Brendan Morrow, the 34-year-old Canadian Olympian, agreed to waive his no-trade clause to facilitate the deal, according to Aaron Ward of TSN.
The first significant swap of the deadline season seems to address obvious needs for at least one of these teams.
To get a high-end, young defense prospect like Joe Morrow, who was a 2011 first-rounder, is a coup for Dallas Stars GM Joe Nieuwendyk. The younger (and unrelated) Morrow is a strong two-way defender with legitimate top-four potential. He's quick on his feet, has a heavy shot and can play with some edge. Adding him to a talent pool that includes Brenden Dillon, Jamie Oleksiak, Ludvig Bystrom and Patrik Nemeth gives Dallas a promising core for the future and potentially frees Nieuwendyk to move veteran Stephane Robidas for another young prospect.
On their end, the Penguins fully understand that character will be Morrow's primary contribution. Used properly, he can be a physical, defensively responsible presence at five-on-five, and he can still create a little havoc down low on the power play, but there's not a lot of tread left on his tires. Maybe a chance to compete for the Stanley Cup -- he arrived in Dallas one year after the Stars won it in 1999 -- will add some jump to his aging legs. More likely though, he'll reprise his recent performance in Big D: the occasional strong shift, but he was invisible more nights than not.

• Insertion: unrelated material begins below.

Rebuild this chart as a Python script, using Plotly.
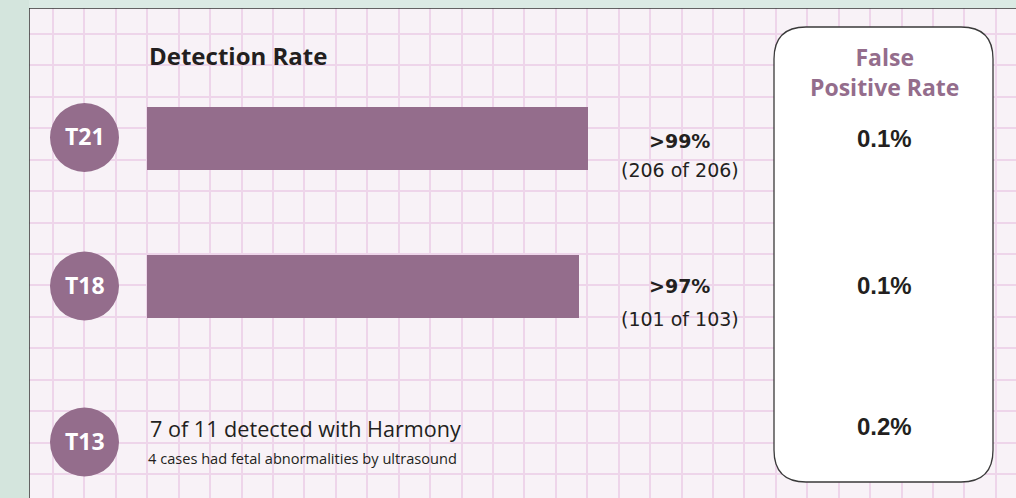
import plotly.graph_objects as go

# ---------------- data ----------------
labels = ["T21", "T18", "T13"]
detection_pct = [99, 97, None]          # bar lengths (%)
detection_text = [">99%", ">97%", None]
detected = [206, 101, 7]
total = [206, 103, 11]
fpr_text = ["0.1%", "0.1%", "0.2%"]
title_left = "Detection Rate"
title_right = "False<br>Positive Rate"
t13_main = "7 of 11 detected with Harmony"
t13_note = "4 cases had fetal abnormalities by ultrasound"

# ---------------- styles / layout constants ----------------
W, H = 1016, 498
PURPLE = "#946d8c"
DARK = "#231f20"
PANEL = "#f8f2f7"
OUTER_L = "#d4e5dd"
OUTER_T = "#dbeae4"
GRID = "#eed5ea"
row_y = [137.5, 286, 442]       # pixel rows of circles
circle_x = 84.5
circle_r = 34.5

fig = go.Figure()

# pixel overlay subplot (x / y) spanning the panel: grid + decorations (drawn first, underneath)
fig.add_trace(go.Scatter(x=[30], y=[400], mode="markers", marker=dict(opacity=0),
                         xaxis="x", yaxis="y", hoverinfo="skip", showlegend=False))

# bars on their own value axes (x2: percent, y2: category), drawn above the grid
fig.add_trace(go.Bar(
    x=detection_pct, y=labels, orientation="h",
    marker=dict(color=PURPLE, line=dict(width=0)),
    width=0.43, hoverinfo="skip", showlegend=False,
    xaxis="x2", yaxis="y2",
))

# bar axes: 0% at px 147, 100% at px 592.5 ; T21 at px 138.5, T18 at px 286.5
bx0, bx1 = 147, 592.5
by_top_px, by_bot_px = 138.5 - 0.3 * 148, 138.5 + 1.5 * 148
fig.update_layout(
    xaxis=dict(domain=[29 / W, 1], range=[29, W], anchor="y",
               showgrid=True, gridcolor=GRID, gridwidth=1.5,
               tickmode="linear", tick0=53, dtick=31.43,
               showticklabels=False, ticks="", zeroline=False, showline=False, fixedrange=True),
    yaxis=dict(domain=[0, (H - 8) / H], range=[H, 8], anchor="x",
               showgrid=True, gridcolor=GRID, gridwidth=1.5,
               tickmode="linear", tick0=34, dtick=31.43,
               showticklabels=False, ticks="", zeroline=False, showline=False, fixedrange=True),
    xaxis2=dict(domain=[bx0 / W, bx1 / W], range=[0, 100], anchor="y2",
                visible=False, fixedrange=True),
    yaxis2=dict(domain=[(H - by_bot_px) / H, (H - by_top_px) / H], anchor="x2", type="category",
                categoryorder="array", categoryarray=labels,
                range=[1.5, -0.3], visible=False, fixedrange=True),
)

shapes = []
# outer green strips
shapes.append(dict(type="rect", xref="paper", yref="paper", x0=0, x1=1, y0=(H - 8) / H, y1=1,
                   fillcolor=OUTER_T, line=dict(width=0), layer="below"))
shapes.append(dict(type="rect", xref="paper", yref="paper", x0=0, x1=29 / W, y0=0, y1=1,
                   fillcolor=OUTER_L, line=dict(width=0), layer="below"))
# panel border
shapes.append(dict(type="rect", xref="x", yref="y", x0=29, x1=W + 5, y0=8, y1=H + 5,
                   fillcolor="rgba(0,0,0,0)", line=dict(color="#333333", width=1.5), layer="above"))
# rounded white box
r = 32
bx_l, bx_r, by_t, by_b = 774, 993, 27, 482
path = (f"M {bx_l + r},{by_t} L {bx_r - r},{by_t} Q {bx_r},{by_t} {bx_r},{by_t + r} "
        f"L {bx_r},{by_b - r} Q {bx_r},{by_b} {bx_r - r},{by_b} "
        f"L {bx_l + r},{by_b} Q {bx_l},{by_b} {bx_l},{by_b - r} "
        f"L {bx_l},{by_t + r} Q {bx_l},{by_t} {bx_l + r},{by_t} Z")
shapes.append(dict(type="path", xref="x", yref="y", path=path, fillcolor="white",
                   line=dict(color="#3a3a3a", width=1.3), layer="above"))
# circles
for yy in row_y:
    shapes.append(dict(type="circle", xref="x", yref="y",
                       x0=circle_x - circle_r, x1=circle_x + circle_r,
                       y0=yy - circle_r, y1=yy + circle_r,
                       fillcolor=PURPLE, line=dict(width=0), layer="above"))

ann = []
def A(text, x, y, size, color=DARK, family="Open Sans", xanchor="center", bold=False):
    t = f"<b>{text}</b>" if bold else text
    ann.append(dict(text=t, x=x, y=y, xref="x", yref="y", xanchor=xanchor, yanchor="middle",
                    showarrow=False, font=dict(size=size, color=color, family=family)))

A(title_left, 147, 56, 24, bold=True, xanchor="left")
A(title_right, 884, 72, 23, color=PURPLE, bold=True)

for i, lab in enumerate(labels):
    A(lab, circle_x, row_y[i] - 1.5, 23, color="white", bold=True)
    A(fpr_text[i], 884, [138, 285, 426][i], 24, family="Liberation Sans", bold=True)

sub_y = [170, 319]
main_y = [140.5, 285.5]
for i in range(2):
    A(detection_text[i], 679.5, main_y[i], 19, family="DejaVu Sans", bold=True)
    A(f"({detected[i]} of {total[i]})", 679.5, sub_y[i], 19, family="DejaVu Sans")

A(t13_main, 148, 428, 21.6, xanchor="left")
A(t13_note, 146, 458, 14.6, xanchor="left")

fig.update_layout(
    width=W, height=H, margin=dict(l=0, r=0, t=0, b=0),
    paper_bgcolor=PANEL, plot_bgcolor="rgba(0,0,0,0)",
    shapes=shapes, annotations=ann, showlegend=False,
    bargap=0,
)
fig.write_html("out.html")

Two more quick takes on the deal.
First, this could be to Nieuwendyk what the 2011 Tomas Kaberle deal was for former Toronto GM Brian Burke: a potentially face-saving swap that takes some of the sting out of a previous deal that went horribly wrong.
In Burke's case, Kaberle netted the Leafs top prospect Joe Colborne and a first-round pick from the Bruins two years after the GM had been hoodwinked into paying two first-rounders (Tyler Seguin and Dougie Hamilton) and a second (Jared Knight) for Phil Kessel.
Nieuwendyk is still trying to recover from the 2011 swap that sent 40-goal scorer James Neal to the Pens in exchange for the disappointing Alex Goligoski. This one doesn't exactly even things up, but it has the potential to look a lot better on his resume.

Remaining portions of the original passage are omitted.